深刻な事態が続く福島第1原発を巡り、核分裂の連鎖反応を起こす「再臨界」が起きているのではないか、という疑念が未だにくすぶっている。とりわけ、1号機が問題だとされ、放射線量の急上昇が不安を招いている。
毎時100シーベルト、全身に浴びれば人が即死しかねないほどの放射線量が2011年4月8日に1号機の原子炉格納容器内から検出された。前日が31.7シーベルトだったため、ほぼ3倍強に急増したことになる。それ以前の数日は、線量も安定していたことから、何か異変が起きているのでは、というわけだ。
ビデオニュース・ドットコムの9日付記事によると、京大原子炉実験所の小出裕章助教は、同社の取材に対し、炉内の温度と圧力も上昇していることから、炉内で再臨界が起きている可能性が高いと指摘した。
ネット上では様々な憶測呼ぶ
それをうかがわせるものとして、小出助教は、塩素が中性子に反応して生まれる「塩素38」という物質が原子炉内で発見されたことを挙げる。つまり、再臨界の特徴とされる中性子が発生していたことになるからだ。塩素38は、1号機の冷却用に使われた海水に含まれていた。アメリカの科学者も、塩素38を再臨界の根拠にしていたと報じられている。

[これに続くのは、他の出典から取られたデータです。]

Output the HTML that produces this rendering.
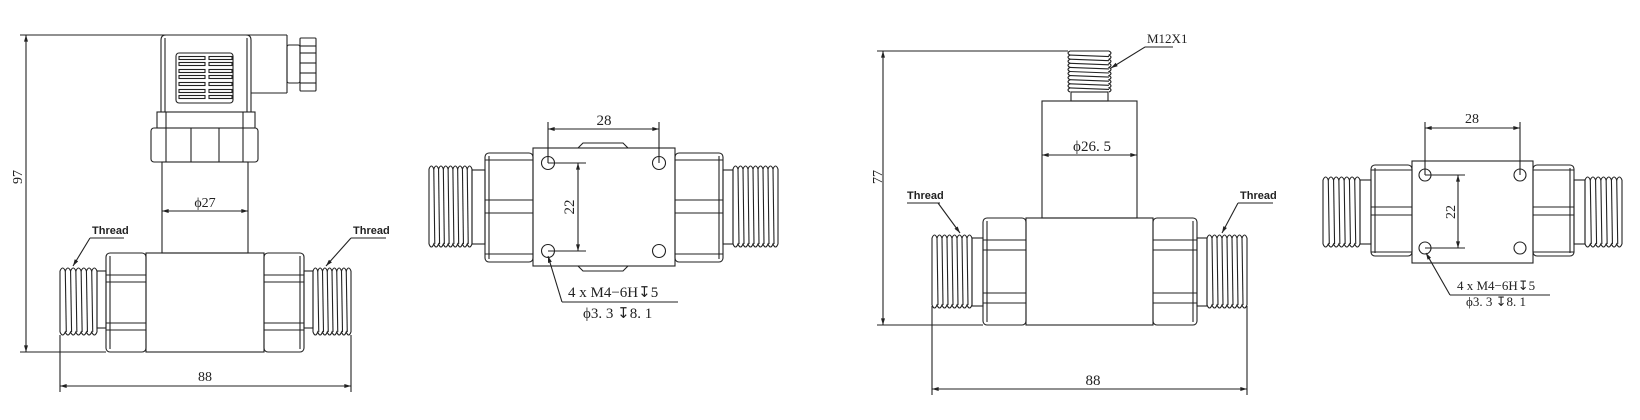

さらに、注水しても発熱がいっこうに収まらないこと、半減期の短いヨウ素131がまだ高濃度で観測されていることなどから、一部では再臨界を疑う専門家も出ている。
もっとも、東京電力は2011年4月9日、原発1号機で原子炉の放射線検出器や温度計が故障したことを明らかにした。7日にあった最大震度6強の余震が原因だという。
つまり、放射線量の急激な上昇は、故障のためということらしい。東電では、1号機に爆発を防ぐための高濃度窒素を注入しており、周辺の放射線量の測定結果やその後圧力が下がったことなどから「原子炉は安定している」と言っている。
とはいえ、ネット上では、高い放射能で計器が振り切れたのではないか、などの憶測がくすぶっている。